Когда Наташа привычным движением отворила его дверь, пропуская вперед себя княжну, княжна Марья чувствовала уже в горле своем готовые рыданья. Сколько она ни готовилась, ни старалась успокоиться, она знала, что не в силах будет без слез увидать его.
Княжна Марья понимала то, что разумела Наташа словами: сним случилось это два дня тому назад. Она понимала, что это означало то, что он вдруг смягчился, и что смягчение, умиление эти были признаками смерти. Она, подходя к двери, уже видела в воображении своем то лицо Андрюши, которое она знала с детства, нежное, кроткое, умиленное, которое так редко бывало у него и потому так сильно всегда на нее действовало. Она знала, что он скажет ей тихие, нежные слова, как те, которые сказал ей отец перед смертью, и что она не вынесет этого и разрыдается над ним. Но, рано ли, поздно ли, это должно было быть, и она вошла в комнату. Рыдания все ближе и ближе подступали ей к горлу, в то время как она своими близорукими глазами яснее и яснее различала его форму и отыскивала его черты, и вот она увидала его лицо и встретилась с ним взглядом.
Он лежал на диване, обложенный подушками, в меховом беличьем халате. Он был худ и бледен. Одна худая, прозрачно белая рука его держала платок, другою он, тихими движениями пальцев, трогал тонкие отросшие усы. Глаза его смотрели на входивших.
Увидав его лицо и встретившись с ним взглядом, княжна Марья вдруг умерила быстроту своего шага и почувствовала, что слезы вдруг пересохли и рыдания остановились. Уловив выражение его лица и взгляда, она вдруг оробела и почувствовала себя виноватой.
«Да в чем же я виновата?» – спросила она себя. «В том, что живешь и думаешь о живом, а я!..» – отвечал его холодный, строгий взгляд.
В глубоком, не из себя, но в себя смотревшем взгляде была почти враждебность, когда он медленно оглянул сестру и Наташу.
Он поцеловался с сестрой рука в руку, по их привычке.
– Здравствуй, Мари, как это ты добралась? – сказал он голосом таким же ровным и чуждым, каким был его взгляд. Ежели бы он завизжал отчаянным криком, то этот крик менее бы ужаснул княжну Марью, чем звук этого голоса.

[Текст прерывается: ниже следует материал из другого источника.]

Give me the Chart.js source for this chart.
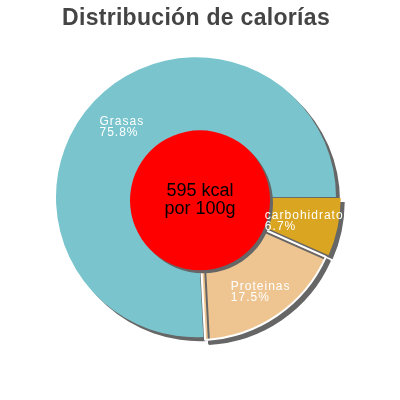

– И Николушку привезла? – сказал он также ровно и медленно и с очевидным усилием воспоминанья.
– Как твое здоровье теперь? – говорила княжна Марья, сама удивляясь тому, что она говорила.
– Это, мой друг, у доктора спрашивать надо, – сказал он, и, видимо сделав еще усилие, чтобы быть ласковым, он сказал одним ртом (видно было, что он вовсе не думал того, что говорил): – Merci, chere amie, d'etre venue. [Спасибо, милый друг, что приехала.]
Княжна Марья пожала его руку. Он чуть заметно поморщился от пожатия ее руки. Он молчал, и она не знала, что говорить. Она поняла то, что случилось с ним за два дня. В словах, в тоне его, в особенности во взгляде этом – холодном, почти враждебном взгляде – чувствовалась страшная для живого человека отчужденность от всего мирского. Он, видимо, с трудом понимал теперь все живое; но вместе с тем чувствовалось, что он не понимал живого не потому, чтобы он был лишен силы понимания, но потому, что он понимал что то другое, такое, чего не понимали и не могли понять живые и что поглощало его всего.